The Report is frank about the disruptive results of what it calls ‘the simplest possible statutory approach with no binding national arrangements’, stating that ‘there is no doubt.. .that proceeding with legislation that removed the earlier safeguards would trigger a period of uncertainty and turbulence.’
The Report is less than frank about the nature of that ‘turbulence’. The removal of provisions which had been given ‘in perpetuity’ would undoubtedly provoke anger. But it cannot bring itself to admit the most likely expression of that anger -in legal action by clergy for constructive dismissal and loss of earnings.

Moral obligation

What is more, the Report admits in as many words that ‘priests and congregations would undoubtedly leave’; but it nowhere mentions the possibility of a need to make financial provision for those clergy who would be obliged to move into a different walk of life.

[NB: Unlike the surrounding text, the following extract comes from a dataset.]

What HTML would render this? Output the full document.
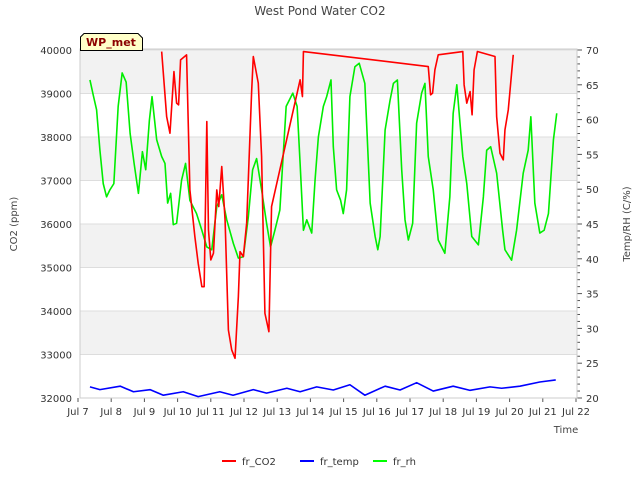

Some of the clergy leaving would be older men, for whom alternative employment would be difficult, if not impossible, to find. Others would be young clergy, whose vocations had been discerned after 1992, and who had gone forward to ordination on the assurances given. They and their families would be rendered homeless, without any assistance to smooth their path into a different walk of life.

It may be, of course, that the reason the Report omits any mention of financial provision is because the Church of England can no longer afford even the minimal terms offered in 1993. But in that
case the Manchester Group should have said so. It should also have admitted that failure to make provision might prove, in the end, the more costly option.

The cost in terms of reputation, public profile and self-esteem will probably outweigh any financial cost. What would the world make of a Church which offered safeguards ‘in perpetuity’ and withdrew them within a single working lifetime? What would the world make of a Church which is more tolerant of opinions held by its ecumenical partners than it is of those same opinions among its own faithful?

Discrimination

The strong suit of the supporters of women bishops (as Manchester puts it) is that ‘given the strong hostility to discrimination that has grown up in society more generally, they would see this as a potential barrier to the effective ministry of the Church to this and succeeding generations.’ But ‘hostility to discrimination’ is by no means straightforward and un-nuanced. The notion of’human rights’, and the ethical a priori imperatives associated with it, includes many anomalies and paradoxes. The same principle, which is thought to require equal access to all levels of ministry in the Church of England, upholds the rights of the Roman Catholic Church to exclude them, and of Muslims and Hindus to other equally ‘discriminatory’ practices.

Because the Church of England is an established church, and its law is the law
of the land, it should not follow that it can outlaw, among its own members, opinions which law protects and ensures to other of the Queen’s subjects.

If, in the event of single clause legislation for the consecration of women bishops with no legal or binding provision for opponents, Synod fails to provide any financial provision, it risks unprecedented turbulence, and parliamentary and public opprobrium. The Manchester Group must have known this when it took the decision to omit all mention of the possibility. We can confidently conclude that no reference is made to possible financial arrangements for the simple reason that the need for them is a most powerful’ argument against single clause legislation.